Rikshospitalet was built in the period 1991–2001, and is currently part of Oslo University Hospital with nationwide functions. The project was won in a limited planning and design competition. The conceptual basis for the design of the project was "the humanistic hospital": combining good architecture with a human-friendly scale, while solving the strict requirements to function set for an advanced university hospital. An overall goal was to create physical surroundings which inspire trust and security for users of the hospital, both patients, employees and visitors.
Statsbygg and Oslo Universitetssykehus
1991 – 2001
The main project is approximately 130,000 m² BTA. Total area after the additional building is about 190,000 m² BTA
University hospital, somatic medicine
Project group management, architect
Rikshospitalet contains typical hospital functions and a number of special functions in somatic treatment, such as wards, outpatient clinics, emergency ward, treatment rooms, operating rooms, radiology and nuclear medicine, woman and child wing, sampling, laboratory and research areas, intervention centre, cyclotron centre and therapy pool. As a university hospital, the hospital also contains large teaching areas with auditoriums, seminar rooms, teaching laboratories and a university library – as well as circulation areas, administration, staff room, commercial areas, chapel, goods reception and technical areas.

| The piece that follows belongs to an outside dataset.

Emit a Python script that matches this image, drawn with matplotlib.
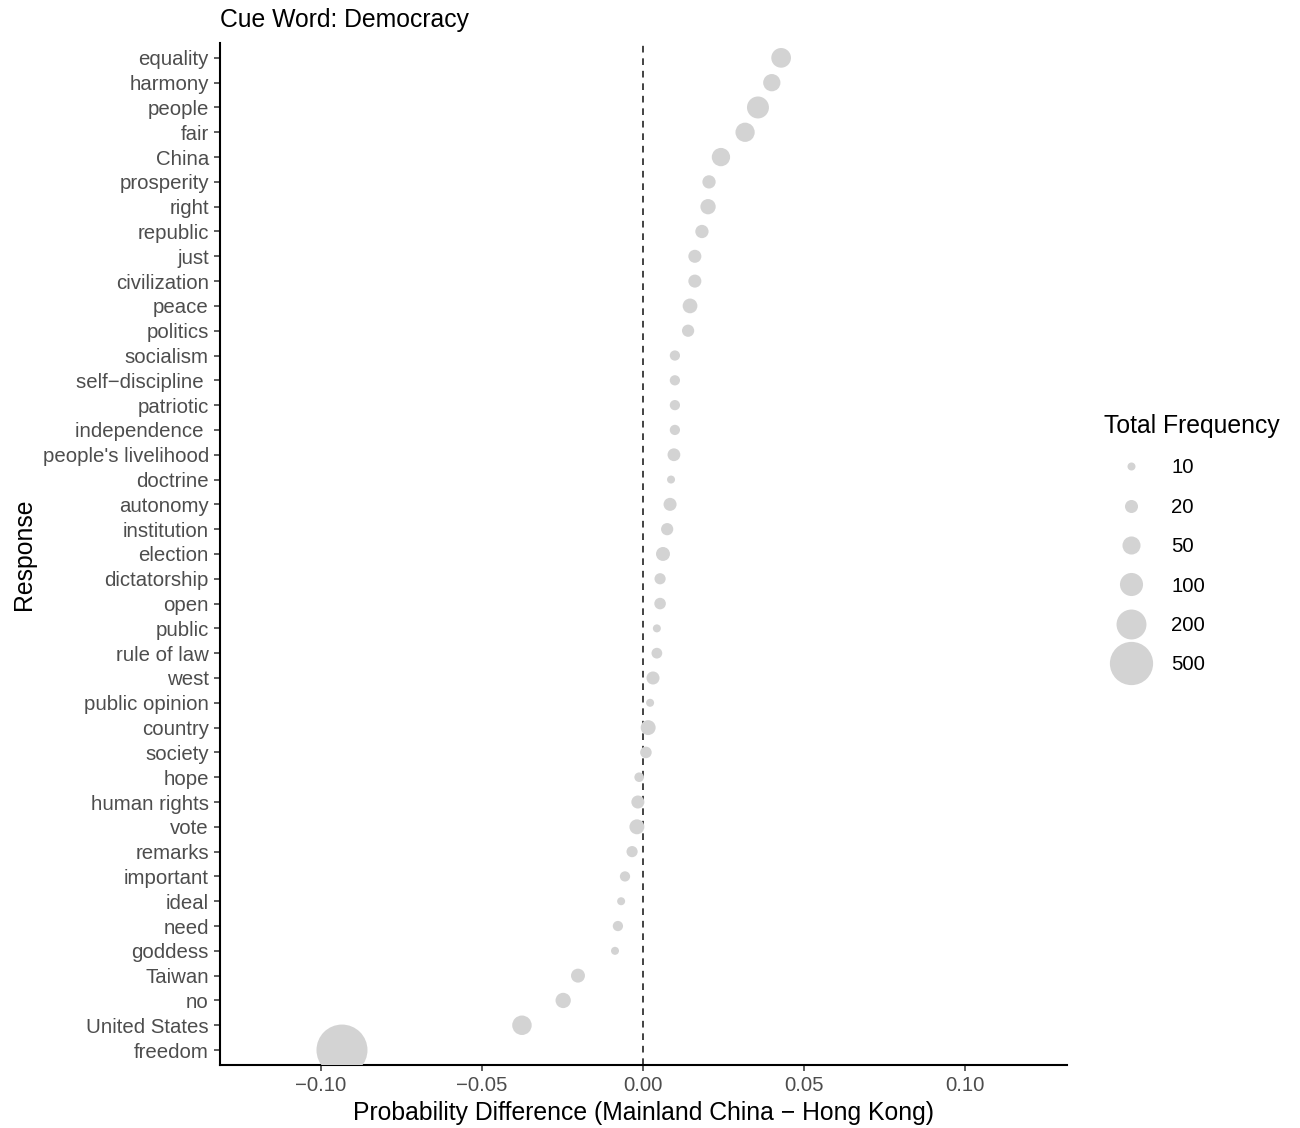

The building is located close to nature at Gaustad in the western part of Oslo, with a view of the city and the fjord.
The building is horizontally organised over an extensive base area with a central, glass-covered circulation area extending through all floors of the building, connecting the various building sections. The circulation area – "the glass street" – serves as the main street of the facility with an urban throng of patients, visitors and employees. Central visiting functions such as outpatient clinics, pharmacy, library, kiosk, serving areas, sampling and auditoriums are directly connected to the glass street. Treatment functions are located in a central section divided by atria, with outpatient clinics, radiology and surgery oriented on the floors above with intermediate technical floors. The wards are located like wings mainly on three floors to the east and west, with efficient transport lines to the treatment areas on the opposite side of the glass street. The shape of the terrain is utilized to form a facility that appears low, where the large building stock is separated into volumes of identifiable sizes.
The design of Rikshospitalet has received great acclaim both locally and internationally. Users refer to the building as a well-functioning hospital, even after some twenty years of use. The model for organising hospital functions has later been used as a basis for the planning of several other large hospital projects in Norway and Europe.
Ratio is still engaged in various larger and smaller projecting tasks for Rikshospitalet through a framework agreement with Oslo University Hospital.